** begin **

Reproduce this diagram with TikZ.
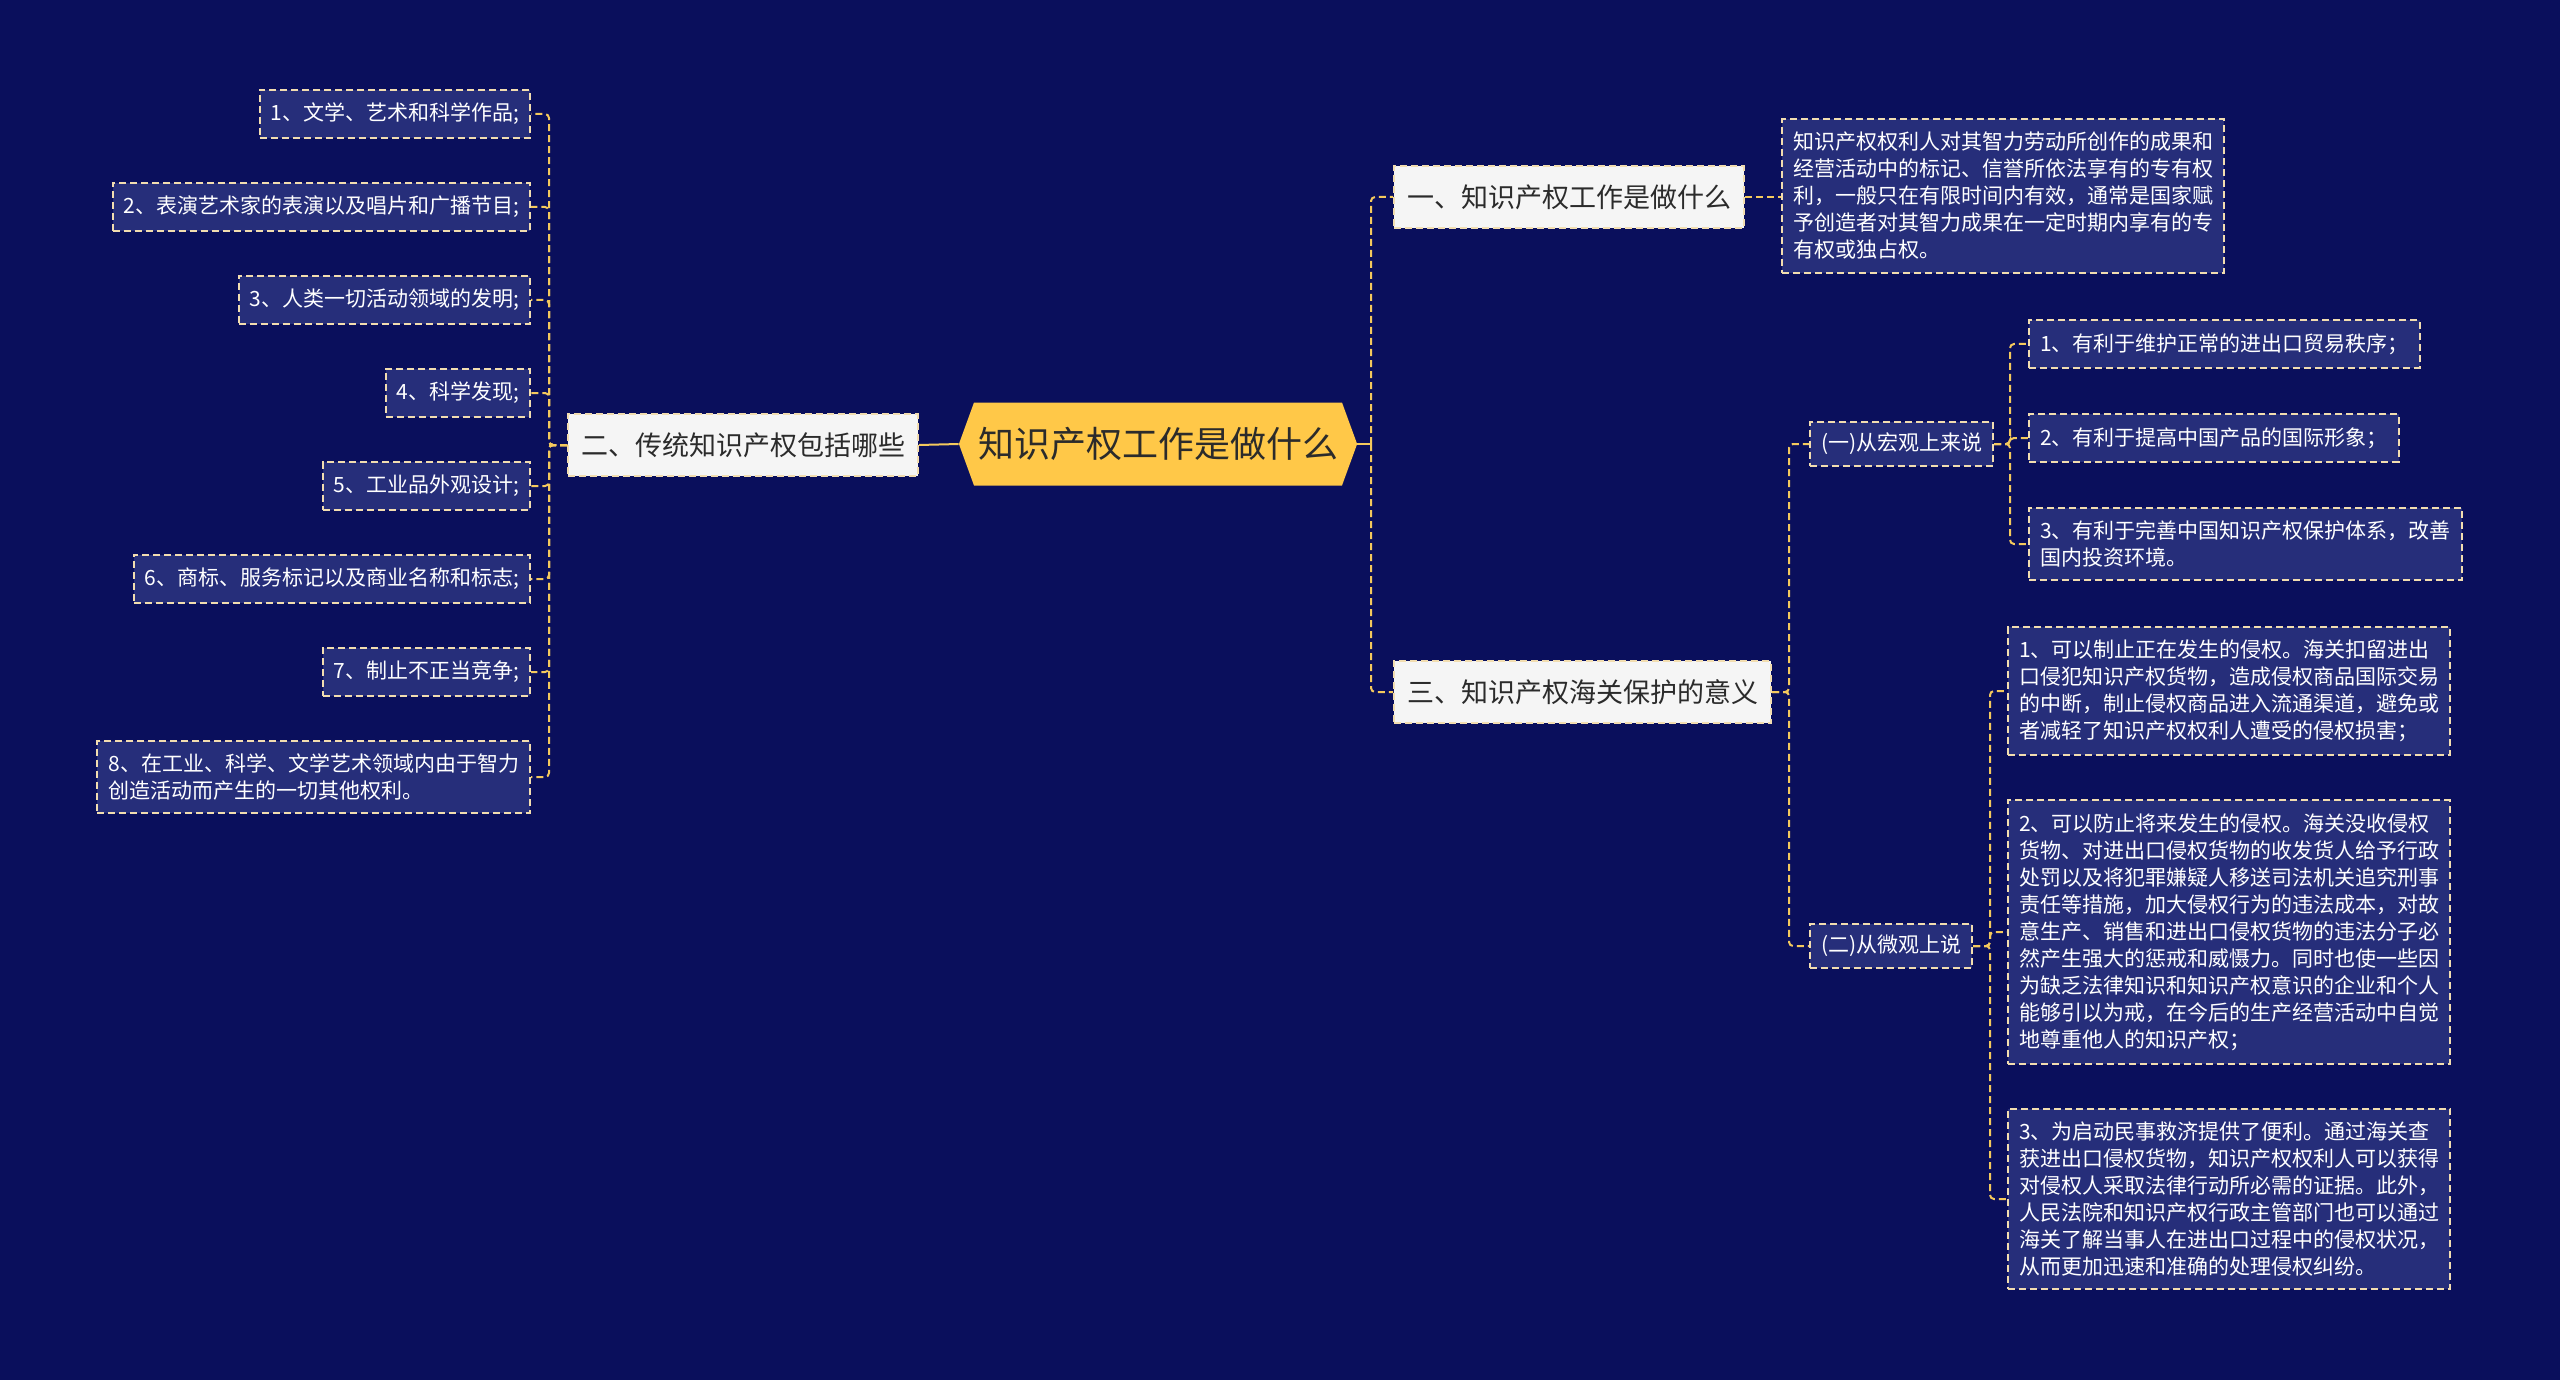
\documentclass[tikz,border=0pt]{standalone}
\usepackage{fontspec}
\setmainfont{Noto Sans CJK SC}
\usetikzlibrary{shapes.symbols}
\definecolor{bgblue}{HTML}{0A0F5C}
\definecolor{leafblue}{HTML}{262E7A}
\definecolor{edge}{HTML}{F2DDB0}
\definecolor{wire}{HTML}{F4C95D}
\definecolor{gold}{HTML}{FFC848}
\definecolor{ink}{HTML}{2B2B2B}
\begin{document}
\begin{tikzpicture}[x=1pt,y=-1pt,
    dotted line/.style={dash pattern=on 7pt off 4pt, line width=2pt},
    leaf/.style={draw=edge, dotted line, fill=leafblue, text=white, align=left,
      font=\fontsize{21}{27}\selectfont, inner xsep=11pt, inner ysep=13pt},
    sub/.style={leaf, inner ysep=11pt},
    topic/.style={draw=edge, dotted line, fill=white!96!black, text=ink,
      font=\fontsize{27}{32}\selectfont, inner xsep=13pt, inner ysep=18pt},
    root/.style={signal, signal to=east and west, signal pointer angle=140, fill=gold, text=ink,
      font=\fontsize{36}{40}\selectfont, minimum width=395pt, minimum height=83pt, inner xsep=4pt},
    link/.style={draw=wire, dotted line, rounded corners=4pt},
    stub/.style={draw=wire, line width=2pt}]
	\fill[bgblue] (0,0) rectangle (2560,1380);
	\useasboundingbox (0,0) rectangle (2560,1380);
	% centre and first level
	\node[root] (root) at (1158,444) {知识产权工作是做什么};
	\node[topic, anchor=east] (t2) at (919,445) {二、传统知识产权包括哪些};
	\node[topic, anchor=west] (t1) at (1393,197) {一、知识产权工作是做什么};
	\node[topic, anchor=west] (t3) at (1393,692) {三、知识产权海关保护的意义};
	% left leaves
	\node[leaf, anchor=east] (g1) at (531,114) {1、文学、艺术和科学作品;};
	\node[leaf, anchor=east] (g2) at (531,207) {2、表演艺术家的表演以及唱片和广播节目;};
	\node[leaf, anchor=east] (g3) at (531,300) {3、人类一切活动领域的发明;};
	\node[leaf, anchor=east] (g4) at (531,393) {4、科学发现;};
	\node[leaf, anchor=east] (g5) at (531,486) {5、工业品外观设计;};
	\node[leaf, anchor=east] (g6) at (531,579) {6、商标、服务标记以及商业名称和标志;};
	\node[leaf, anchor=east] (g7) at (531,672) {7、制止不正当竞争;};
	\node[leaf, anchor=east] (g8) at (531,777) {8、在工业、科学、文学艺术领域内由于智力\\创造活动而产生的一切其他权利。};
	% right side
	\node[leaf, anchor=west] (def) at (1781,196) {知识产权权利人对其智力劳动所创作的成果和\\经营活动中的标记、信誉所依法享有的专有权\\利，一般只在有限时间内有效，通常是国家赋\\予创造者对其智力成果在一定时期内享有的专\\有权或独占权。};
	\node[sub, anchor=west] (s1) at (1809,444) {(一)从宏观上来说};
	\node[sub, anchor=west] (s2) at (1809,946) {(二)从微观上说};
	\node[leaf, anchor=west] (a1) at (2028,344) {1、有利于维护正常的进出口贸易秩序；};
	\node[leaf, anchor=west] (a2) at (2028,438) {2、有利于提高中国产品的国际形象；};
	\node[leaf, anchor=west] (a3) at (2028,544) {3、有利于完善中国知识产权保护体系，改善\\国内投资环境。};
	\node[leaf, anchor=west] (b1) at (2007,691) {1、可以制止正在发生的侵权。海关扣留进出\\口侵犯知识产权货物，造成侵权商品国际交易\\的中断，制止侵权商品进入流通渠道，避免或\\者减轻了知识产权权利人遭受的侵权损害；};
	\node[leaf, anchor=west] (b2) at (2007,932) {2、可以防止将来发生的侵权。海关没收侵权\\货物、对进出口侵权货物的收发货人给予行政\\处罚以及将犯罪嫌疑人移送司法机关追究刑事\\责任等措施，加大侵权行为的违法成本，对故\\意生产、销售和进出口侵权货物的违法分子必\\然产生强大的惩戒和威慑力。同时也使一些因\\为缺乏法律知识和知识产权意识的企业和个人\\能够引以为戒，在今后的生产经营活动中自觉\\地尊重他人的知识产权；};
	\node[leaf, anchor=west] (b3) at (2007,1199) {3、为启动民事救济提供了便利。通过海关查\\获进出口侵权货物，知识产权权利人可以获得\\对侵权人采取法律行动所必需的证据。此外，\\人民法院和知识产权行政主管部门也可以通过\\海关了解当事人在进出口过程中的侵权状况，\\从而更加迅速和准确的处理侵权纠纷。};
	% connectors
	\coordinate (lv) at (549,0);
	\coordinate (rv) at (1371,0);
	\coordinate (sv) at (1789,0);
	\coordinate (mv) at (2010,0);
	\coordinate (nv) at (1990,0);
	\draw[stub] (root.west) -- (t2.east);
	\foreach \i in {1,...,8} \draw[link] (t2.west) -- (t2.west -| lv) |- (g\i.east);
	\draw[stub] (root.east) -- (root.east -| rv);
	\foreach \n in {t1,t3} \draw[link] (root.east -| rv) |- (\n.west);
	\draw[link] (t1.east) -- (t1.east -| def.west);
	\foreach \n in {s1,s2} \draw[link] (t3.east) -- (t3.east -| sv) |- (\n.west);
	\foreach \i in {1,2,3} \draw[link] (s1.east) -- (s1.east -| mv) |- (a\i.west);
	\foreach \i in {1,2,3} \draw[link] (s2.east) -- (s2.east -| nv) |- (b\i.west);
\end{tikzpicture}
\end{document}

** end **

> **Given exercise**
Restate the full listing verbatim and drop every picture.

> **Answer for this exercise**
Reproduce this diagram with TikZ.
\documentclass[tikz,border=0pt]{standalone}
\usepackage{fontspec}
\setmainfont{Noto Sans CJK SC}
\usetikzlibrary{shapes.symbols}
\definecolor{bgblue}{HTML}{0A0F5C}
\definecolor{leafblue}{HTML}{262E7A}
\definecolor{edge}{HTML}{F2DDB0}
\definecolor{wire}{HTML}{F4C95D}
\definecolor{gold}{HTML}{FFC848}
\definecolor{ink}{HTML}{2B2B2B}
\begin{document}
\begin{tikzpicture}[x=1pt,y=-1pt,
    dotted line/.style={dash pattern=on 7pt off 4pt, line width=2pt},
    leaf/.style={draw=edge, dotted line, fill=leafblue, text=white, align=left,
      font=\fontsize{21}{27}\selectfont, inner xsep=11pt, inner ysep=13pt},
    sub/.style={leaf, inner ysep=11pt},
    topic/.style={draw=edge, dotted line, fill=white!96!black, text=ink,
      font=\fontsize{27}{32}\selectfont, inner xsep=13pt, inner ysep=18pt},
    root/.style={signal, signal to=east and west, signal pointer angle=140, fill=gold, text=ink,
      font=\fontsize{36}{40}\selectfont, minimum width=395pt, minimum height=83pt, inner xsep=4pt},
    link/.style={draw=wire, dotted line, rounded corners=4pt},
    stub/.style={draw=wire, line width=2pt}]
	\fill[bgblue] (0,0) rectangle (2560,1380);
	\useasboundingbox (0,0) rectangle (2560,1380);
	% centre and first level
	\node[root] (root) at (1158,444) {知识产权工作是做什么};
	\node[topic, anchor=east] (t2) at (919,445) {二、传统知识产权包括哪些};
	\node[topic, anchor=west] (t1) at (1393,197) {一、知识产权工作是做什么};
	\node[topic, anchor=west] (t3) at (1393,692) {三、知识产权海关保护的意义};
	% left leaves
	\node[leaf, anchor=east] (g1) at (531,114) {1、文学、艺术和科学作品;};
	\node[leaf, anchor=east] (g2) at (531,207) {2、表演艺术家的表演以及唱片和广播节目;};
	\node[leaf, anchor=east] (g3) at (531,300) {3、人类一切活动领域的发明;};
	\node[leaf, anchor=east] (g4) at (531,393) {4、科学发现;};
	\node[leaf, anchor=east] (g5) at (531,486) {5、工业品外观设计;};
	\node[leaf, anchor=east] (g6) at (531,579) {6、商标、服务标记以及商业名称和标志;};
	\node[leaf, anchor=east] (g7) at (531,672) {7、制止不正当竞争;};
	\node[leaf, anchor=east] (g8) at (531,777) {8、在工业、科学、文学艺术领域内由于智力\\创造活动而产生的一切其他权利。};
	% right side
	\node[leaf, anchor=west] (def) at (1781,196) {知识产权权利人对其智力劳动所创作的成果和\\经营活动中的标记、信誉所依法享有的专有权\\利，一般只在有限时间内有效，通常是国家赋\\予创造者对其智力成果在一定时期内享有的专\\有权或独占权。};
	\node[sub, anchor=west] (s1) at (1809,444) {(一)从宏观上来说};
	\node[sub, anchor=west] (s2) at (1809,946) {(二)从微观上说};
	\node[leaf, anchor=west] (a1) at (2028,344) {1、有利于维护正常的进出口贸易秩序；};
	\node[leaf, anchor=west] (a2) at (2028,438) {2、有利于提高中国产品的国际形象；};
	\node[leaf, anchor=west] (a3) at (2028,544) {3、有利于完善中国知识产权保护体系，改善\\国内投资环境。};
	\node[leaf, anchor=west] (b1) at (2007,691) {1、可以制止正在发生的侵权。海关扣留进出\\口侵犯知识产权货物，造成侵权商品国际交易\\的中断，制止侵权商品进入流通渠道，避免或\\者减轻了知识产权权利人遭受的侵权损害；};
	\node[leaf, anchor=west] (b2) at (2007,932) {2、可以防止将来发生的侵权。海关没收侵权\\货物、对进出口侵权货物的收发货人给予行政\\处罚以及将犯罪嫌疑人移送司法机关追究刑事\\责任等措施，加大侵权行为的违法成本，对故\\意生产、销售和进出口侵权货物的违法分子必\\然产生强大的惩戒和威慑力。同时也使一些因\\为缺乏法律知识和知识产权意识的企业和个人\\能够引以为戒，在今后的生产经营活动中自觉\\地尊重他人的知识产权；};
	\node[leaf, anchor=west] (b3) at (2007,1199) {3、为启动民事救济提供了便利。通过海关查\\获进出口侵权货物，知识产权权利人可以获得\\对侵权人采取法律行动所必需的证据。此外，\\人民法院和知识产权行政主管部门也可以通过\\海关了解当事人在进出口过程中的侵权状况，\\从而更加迅速和准确的处理侵权纠纷。};
	% connectors
	\coordinate (lv) at (549,0);
	\coordinate (rv) at (1371,0);
	\coordinate (sv) at (1789,0);
	\coordinate (mv) at (2010,0);
	\coordinate (nv) at (1990,0);
	\draw[stub] (root.west) -- (t2.east);
	\foreach \i in {1,...,8} \draw[link] (t2.west) -- (t2.west -| lv) |- (g\i.east);
	\draw[stub] (root.east) -- (root.east -| rv);
	\foreach \n in {t1,t3} \draw[link] (root.east -| rv) |- (\n.west);
	\draw[link] (t1.east) -- (t1.east -| def.west);
	\foreach \n in {s1,s2} \draw[link] (t3.east) -- (t3.east -| sv) |- (\n.west);
	\foreach \i in {1,2,3} \draw[link] (s1.east) -- (s1.east -| mv) |- (a\i.west);
	\foreach \i in {1,2,3} \draw[link] (s2.east) -- (s2.east -| nv) |- (b\i.west);
\end{tikzpicture}
\end{document}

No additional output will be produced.